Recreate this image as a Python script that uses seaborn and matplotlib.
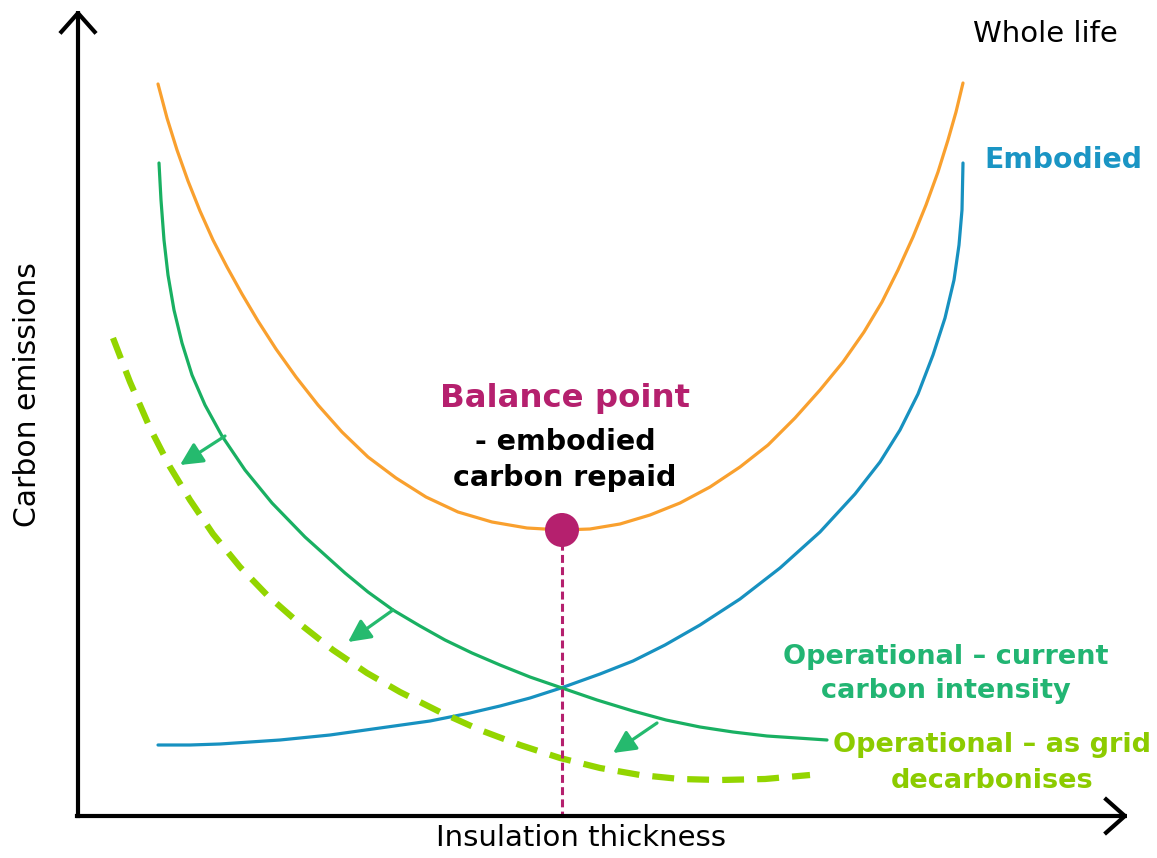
import matplotlib
matplotlib.use("Agg")
import matplotlib.pyplot as plt
import seaborn as sns

# ── Data (in canvas units: x right, y down) ─────────────────────────────────
whole_x = [158, 167, 177, 188, 200, 213, 227, 242, 258, 276, 296, 318, 342, 368, 396,
           426, 458, 492, 527, 562, 590, 620, 650, 680, 710, 740, 768, 795, 820, 843,
           864, 882, 898, 913, 926, 938, 948, 956, 963]
whole_y = [84, 118, 150, 181, 211, 240, 267, 294, 321, 349, 377, 405, 432, 457, 478,
           497, 512, 522, 528, 530, 529, 524, 515, 503, 487, 467, 445, 418, 390, 362,
           332, 302, 270, 237, 205, 172, 140, 112, 83]

embodied_x = [158, 190, 220, 250, 280, 330, 380, 430, 470, 500, 530, 561, 600, 633,
              665, 700, 740, 780, 820, 855, 880, 900, 918, 933, 945, 954, 959, 962, 963]
embodied_y = [745, 745, 744, 742, 740, 735, 728, 721, 713, 706, 698, 688, 674, 661,
              645, 625, 599, 568, 532, 494, 462, 430, 394, 355, 318, 280, 245, 210, 163]

oper_x = [159, 161, 164, 168, 174, 182, 192, 205, 222, 245, 272, 305, 345, 368, 393,
          420, 445, 472, 500, 530, 562, 597, 633, 666, 700, 733, 767, 797, 827]
oper_y = [163, 200, 240, 275, 310, 343, 375, 405, 436, 470, 503, 537, 573, 592, 610,
          626, 640, 653, 665, 677, 688, 700, 711, 720, 727, 732, 736, 738, 740]

grid_x = [113, 130, 150, 170, 190, 213, 240, 267, 300, 333, 367, 400, 440, 480, 520,
          560, 600, 640, 680, 720, 765, 810]
grid_y = [338, 382, 428, 467, 500, 534, 567, 595, 624, 650, 673, 692, 712, 730, 745,
          758, 768, 775, 779, 780, 779, 775]

# shift arrows: (start on current curve) -> (towards decarbonised curve)
shift_from = [(225, 436), (393, 610), (657, 723)]
shift_to = [(180, 465), (348, 642), (613, 753)]

balance_x = 562
balance_y = 530
axis_floor = 815

C_ORANGE = "#F9A02E"
C_BLUE = "#1791C0"
C_GREEN = "#19B062"
C_ARROW = "#25BA6E"
C_LIME = "#93D500"
C_LIME_TXT = "#8CCB00"
C_MAGENTA = "#B5206E"

sns.set_theme(style="white")
plt.rcParams["font.family"] = ["DejaVu Sans"]

fig = plt.figure(figsize=(11.57, 8.58), dpi=100)
ax = fig.add_axes([0, 0, 1, 1])
ax.set_xlim(0, 1157)
ax.set_ylim(858, 0)
ax.axis("off")

# ── Curves ──────────────────────────────────────────────────────────────────
line_kw = dict(ax=ax, lw=2.3, sort=False, solid_joinstyle="round")
sns.lineplot(x=whole_x, y=whole_y, color=C_ORANGE, **line_kw)
sns.lineplot(x=embodied_x, y=embodied_y, color=C_BLUE, **line_kw)
sns.lineplot(x=oper_x, y=oper_y, color=C_GREEN, **line_kw)
sns.lineplot(x=grid_x, y=grid_y, ax=ax, color=C_LIME, lw=4.5, sort=False,
             linestyle=(0, (3.5, 2.1)), dash_joinstyle="round")

# balance point + drop line
ax.plot([balance_x, balance_x], [balance_y, axis_floor], color=C_MAGENTA, lw=2.2,
        linestyle=(0, (2.6, 1.4)), zorder=3)
sns.scatterplot(x=[balance_x], y=[balance_y], ax=ax, color=C_MAGENTA, s=600,
                edgecolor="none", zorder=5)

for (x0, y0), (x1, y1) in zip(shift_from, shift_to):
    ax.annotate("", xy=(x1, y1), xytext=(x0, y0),
                arrowprops=dict(arrowstyle="-|>,head_length=0.8,head_width=0.4",
                                lw=2.3, color=C_ARROW, mutation_scale=17,
                                shrinkA=0, shrinkB=0))

# ── Axes arrows ─────────────────────────────────────────────────────────────
arrow_kw = dict(arrowstyle="->,head_length=0.45,head_width=0.4", lw=3, color="black",
                mutation_scale=30, shrinkA=0, shrinkB=0, capstyle="projecting")
ax.annotate("", xy=(78, 10), xytext=(78, 816), arrowprops=arrow_kw)
ax.annotate("", xy=(1128, 816), xytext=(77, 816), arrowprops=arrow_kw)

# ── Labels ──────────────────────────────────────────────────────────────────
ax.text(28, 395, "Carbon emissions", rotation=90, ha="center", va="center",
        fontsize=21.5, color="black")
ax.text(581, 838, "Insulation thickness", ha="center", va="center",
        fontsize=21, color="black")
ax.text(1045, 34, "Whole life", ha="center", va="center", fontsize=21, color="black")
ax.text(1063, 160, "Embodied", ha="center", va="center", fontsize=20.3,
        fontweight="bold", color="#1A95C4")
ax.text(565, 398, "Balance point", ha="center", va="center", fontsize=23.3,
        fontweight="bold", color=C_MAGENTA)
ax.text(565, 460, "- embodied\ncarbon repaid", ha="center", va="center", fontsize=20.5,
        fontweight="bold", color="black", linespacing=1.35,
        bbox=dict(facecolor="white", edgecolor="none", pad=1))
ax.text(946, 674, "Operational \u2013 current\ncarbon intensity", ha="center",
        va="center", fontsize=19.5, fontweight="bold", color="#22B573", linespacing=1.45)
ax.text(992, 763, "Operational \u2013 as grid\ndecarbonises", ha="center",
        va="center", fontsize=19.5, fontweight="bold", color=C_LIME_TXT, linespacing=1.45)

fig.savefig("out.png", dpi=100)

|---|

What the task asks
Leave the pictures out and please restate exactly the lines running from the start of the material through the one with "import seaborn as sns".

Problem solution
Recreate this image as a Python script that uses seaborn and matplotlib.
import matplotlib
matplotlib.use("Agg")
import matplotlib.pyplot as plt
import seaborn as sns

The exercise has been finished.